WHAT YOU WILL DO → Return only the lines from the top of the data down to the one that holds "plt.rcParams['font.family'] = ['Liberation", both included, without any pictures.

==============================

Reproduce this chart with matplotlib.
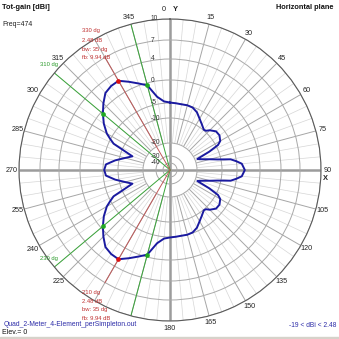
import numpy as np
import matplotlib
matplotlib.use("Agg")
import matplotlib.pyplot as plt
from matplotlib.patches import Rectangle

plt.rcParams['font.family'] = ['Liberation Sans', 'DejaVu Sans']

# Horizontal-plane total gain (azimuth in degrees, gain in dBi)
azimuth_deg = [0, 5, 10, 15, 20, 25, 30, 35, 40, 42.5, 45, 50, 55, 60, 62.5, 65, 68,
               70, 72.5, 75, 77.5, 80, 82.5, 85, 90,
               95, 97.5, 100, 102.5, 105, 107.5, 110, 112, 115, 117.5, 120, 125, 130,
               135, 137.5, 140, 145, 150, 155, 160, 165, 170, 175, 180,
               185, 190, 195, 200, 205, 210, 215, 220, 225, 230, 235, 240, 242.5, 245,
               247, 250, 255, 260, 265, 270,
               275, 280, 285, 290, 293, 295, 297.5, 300, 305, 310, 315, 320, 325, 330,
               335, 340, 345, 350, 355]
gain_dbi = [-4.9, -5.0, -5.1, -5.0, -5.2, -6.1, -7.6, -8.8, -9.8, -9.6, -8.6, -7.3, -7.2, -8.0, -9.3, -13.5, -19.0,
            -18.2, -16.5, -14.2, -11.3, -6.8, -5.0, -3.9, -3.3,
            -3.9, -5.0, -6.8, -11.3, -14.2, -16.5, -18.2, -19.0, -13.5, -9.3, -8.0, -7.2, -7.3,
            -8.6, -9.6, -9.8, -8.8, -7.6, -6.1, -5.2, -5.0, -5.1, -5.0, -4.9,
            -4.6, -3.4, -0.52, 0.4, 1.4, 2.48, 2.4, 2.0, 0.8, -0.52, -2.0, -3.7, -4.9, -6.6,
            -10.5, -14.8, -12.2, -8.8, -5.9, -5.4,
            -5.9, -8.8, -12.2, -14.8, -10.5, -6.6, -4.9, -3.7, -2.0, -0.52, 0.8, 2.0, 2.4, 2.48,
            1.4, 0.4, -0.52, -3.4, -4.6]

# Ring levels shown on the radial axis (dBi)
ring_levels = [-40, -30, -20, -10, -5, 0, 4, 7, 10]
ring_labels = ['-40', '-30', '-20', '-10', '-5', '0', '4', '7', '10']

# Beam summary: main lobe directions and -3 dB beamwidth edges
peak_az = [330, 210]
peak_gain = 2.48
half_power_az = [310, 345, 230, 195]
half_power_gain = -0.52
peak_texts = [['330 dg', '2.48 dB', 'bw: 35 dg', 'fb: 9.94 dB'],
              ['210 dg', '2.48 dB', 'bw: 35 dg', 'fb: 9.94 dB']]
edge_texts = {310: '310 dg', 230: '230 dg'}

# azimuth labels (those under the beam notes and file name are covered)
angle_ticks = [a for a in range(15, 360, 15) if a not in (195, 210, 330)]

# Compressed radial scale (dBi -> radius in pixels of the 151 px plot circle)
scale_db = [-50, -40, -30, -20, -10, -5, 0, 4, 7, 10]
scale_px = [0, 7, 14, 27, 52, 67, 90, 111, 130, 151]


def fwd(v):
    return np.interp(np.asarray(v, dtype=float), scale_db, scale_px)


def inv(r):
    return np.interp(np.asarray(r, dtype=float), scale_px, scale_db)


W = H = 339
fig = plt.figure(figsize=(W / 100, H / 100), dpi=100)
fig.patch.set_facecolor('white')
fig.patches.append(Rectangle((0, 0), 1, 2.5 / H, transform=fig.transFigure,
                             color='#d6d2ca', zorder=0))

cx, cy, R = 170, 170, 151
ax = fig.add_axes([(cx - R) / W, (H - cy - R) / H, 2 * R / W, 2 * R / H],
                  projection='polar')
ax.set_theta_zero_location('N')
ax.set_theta_direction(-1)
ax.set_rscale('function', functions=(fwd, inv))
ax.set_rlim(-50, 10)
ax.set_facecolor('white')

# concentric rings
ax.set_rgrids(ring_levels, labels=[''] * len(ring_levels))
ax.yaxis.grid(True, color='#a9a9a9', lw=0.7)
ax.set_xticks([])
ax.xaxis.grid(False)
ax.spines['polar'].set_color('#5a5a5a')
ax.spines['polar'].set_linewidth(0.8)

# spokes: light every 5 deg, darker every 15 deg, heavy axes every 90 deg
minor = [a for a in range(0, 360, 5) if a % 15 != 0]
major = [a for a in range(0, 360, 15) if a % 90 != 0]
ax.vlines(np.deg2rad(minor), -20, 10, colors='#d6d6d6', lw=0.5, zorder=1)
ax.vlines(np.deg2rad(major), -20, 10, colors='#a6a6a6', lw=0.7, zorder=1)
ax.vlines(np.deg2rad([0, 90, 180, 270]), -50, 10, colors='#9c9c9c', lw=1.8, zorder=1)

# beam direction and beamwidth lines
for a in half_power_az:
    ax.plot([np.deg2rad(a)] * 2, [-50, 10], color='#3aa53a', lw=0.7, zorder=2)
for a in peak_az:
    ax.plot([np.deg2rad(a)] * 2, [-50, 7], color='#c05a5a', lw=0.7, zorder=2)

# pattern
th = np.deg2rad(azimuth_deg + [azimuth_deg[0] + 360])
g = gain_dbi + [gain_dbi[0]]
ax.plot(th, g, color='#1a1aa0', lw=1.4, zorder=3)

ax.plot(np.deg2rad(half_power_az), [half_power_gain] * len(half_power_az), 'o',
        color='#22aa22', ms=3.4, mec='none', zorder=4)
ax.plot(np.deg2rad(peak_az), [peak_gain] * len(peak_az), 'o',
        color='#dd1111', ms=3.4, mec='none', zorder=4)

px = 72 / 100  # points per pixel

# radial labels beside the vertical axis
for lvl, lab in zip(ring_levels, ring_labels):
    ax.annotate(lab, xy=(0, lvl), xytext=(-19 * px, 0), textcoords='offset points',
                ha='left', va='center', fontsize=4.8, color='#333333', zorder=5)

# azimuth labels around the circle
rl = 158 / (2 * R)
for a in angle_ticks:
    t = np.deg2rad(a)
    ax.text(0.5 + rl * np.sin(t), 0.5 + rl * np.cos(t), str(a), transform=ax.transAxes,
            ha='center', va='center', fontsize=5.2, color='#222222')
ax.text((163.5 - 19) / 302, (321 - 9.5) / 302, '0', transform=ax.transAxes,
        ha='center', va='center', fontsize=5.2, color='#222222')
ax.text((175 - 19) / 302, (321 - 9.5) / 302, 'Y', transform=ax.transAxes,
        ha='center', va='center', fontsize=5.4, color='#222222', fontweight='bold')
ax.text((325.5 - 19) / 302, (321 - 178) / 302, 'X', transform=ax.transAxes,
        ha='center', va='center', fontsize=5.4, color='#222222', fontweight='bold')

# peak annotations
red = '#c03030'
for a, lines, offs in zip(peak_az, peak_texts,
                          [[-26.6, -17.4, -8.2, 0.5], [9.9, 19.0, 27.3, 35.8]]):
    for line, dy in zip(lines, offs):
        ax.annotate(line, xy=(np.deg2rad(a), 7), xytext=(-23.3 * px, -dy * px),
                    textcoords='offset points', ha='left', va='center',
                    fontsize=4.2, color=red, zorder=5)
for a, txt in edge_texts.items():
    ax.annotate(txt, xy=(np.deg2rad(a), 10), xytext=(-5.5 * px, 8.5 * px),
                textcoords='offset points', ha='center', va='center',
                fontsize=4.2, color='#2a9a2a', zorder=5, annotation_clip=False)

# header and footer texts
blue = '#2c2ca8'
fig.text(2 / W, 1 - 7.5 / H, 'Tot-gain [dBi]', ha='left', va='center',
         fontsize=5.3, fontweight='bold', color='#111111')
fig.text(2 / W, 1 - 25 / H, 'Freq=474', ha='left', va='center',
         fontsize=5.0, color='#222222')
fig.text(334 / W, 1 - 7.5 / H, 'Horizontal plane', ha='right', va='center',
         fontsize=5.3, fontweight='bold', color='#111111')
fig.text(3.3 / W, 1 - 324.5 / H, 'Quad_2-Meter_4-Element_perSimpleton.out', ha='left',
         va='center', fontsize=4.9, color=blue)
fig.text(2 / W, 1 - 333 / H, 'Elev.= 0', ha='left', va='center',
         fontsize=5.0, color='#111111')
fig.text(336 / W, 1 - 325.5 / H, '-19 < dBi < 2.48', ha='right', va='center',
         fontsize=4.8, color=blue)

fig.savefig('out.png', dpi=100, facecolor='white')
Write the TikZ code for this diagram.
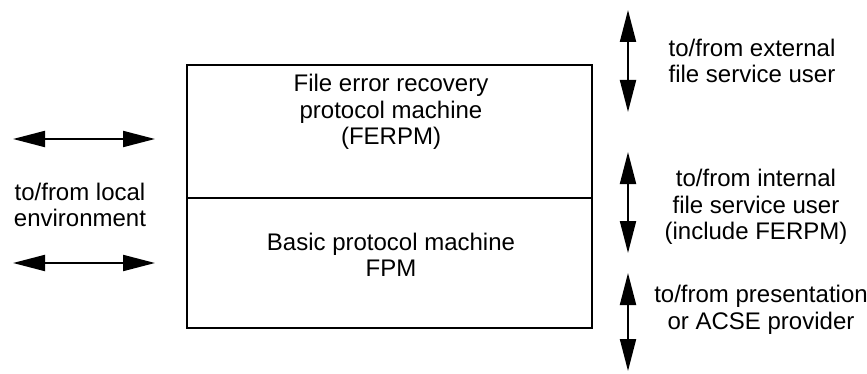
\documentclass[tikz,border=0pt]{standalone}
\usepackage{fontspec}
\setmainfont{Liberation Sans}
\usetikzlibrary{arrows.meta,positioning}

\begin{document}
\begin{tikzpicture}[x=0.5pt, y=-0.5pt,
  blk/.style={rectangle, draw, line width=1.3pt, minimum width=202.5pt,
              inner sep=0pt},
  txt/.style={align=center, inner sep=0pt,
              font=\fontsize{12}{13.25}\selectfont},
  arr/.style={{Triangle[length=16pt,width=8pt]}-{Triangle[length=16pt,width=8pt]},
              line width=1pt}
]
\useasboundingbox (0,0) rectangle (867,374);

% protocol machine boxes
\node[blk, minimum height=66.5pt] (ferpm) at (389.5,131.5) {};
\node[blk, minimum height=65pt]   (fpm)   at (389.5,263) {};

\node[txt] (ferpmtxt) at (391,112) {File error recovery\\protocol machine\\(FERPM)};
\node[txt] (fpmtxt)   at (391,255) {Basic protocol machine\\FPM};

% local environment
\coordinate (l1a) at (13,139);  \coordinate (l1b) at (155,139);
\coordinate (l2a) at (13,263);  \coordinate (l2b) at (155,263);
\draw[arr] (l1a) -- (l1b);
\draw[arr] (l2a) -- (l2b);
\node[txt] (local) at (80,205) {to/from local\\environment};

% service users and provider
\coordinate (r1a) at (628,10);   \coordinate (r1b) at (628,112);
\coordinate (r2a) at (628,152);  \coordinate (r2b) at (628,253);
\coordinate (r3a) at (628,273);  \coordinate (r3b) at (628,371);
\draw[arr] (r1a) -- (r1b);
\draw[arr] (r2a) -- (r2b);
\draw[arr] (r3a) -- (r3b);

\node[txt] (extuser) at (752,61)    {to/from external\\file service user};
\node[txt] (intuser) at (756,207)   {to/from internal\\file service user\\(include FERPM)};
\node[txt] (acse)    at (761,310)   {to/from presentation\\or ACSE provider};
\end{tikzpicture}
\end{document}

==============================

RESULT FOR THIS TASK →
Reproduce this chart with matplotlib.
import numpy as np
import matplotlib
matplotlib.use("Agg")
import matplotlib.pyplot as plt
from matplotlib.patches import Rectangle

plt.rcParams['font.family'] = ['Liberation Sans', 'DejaVu Sans']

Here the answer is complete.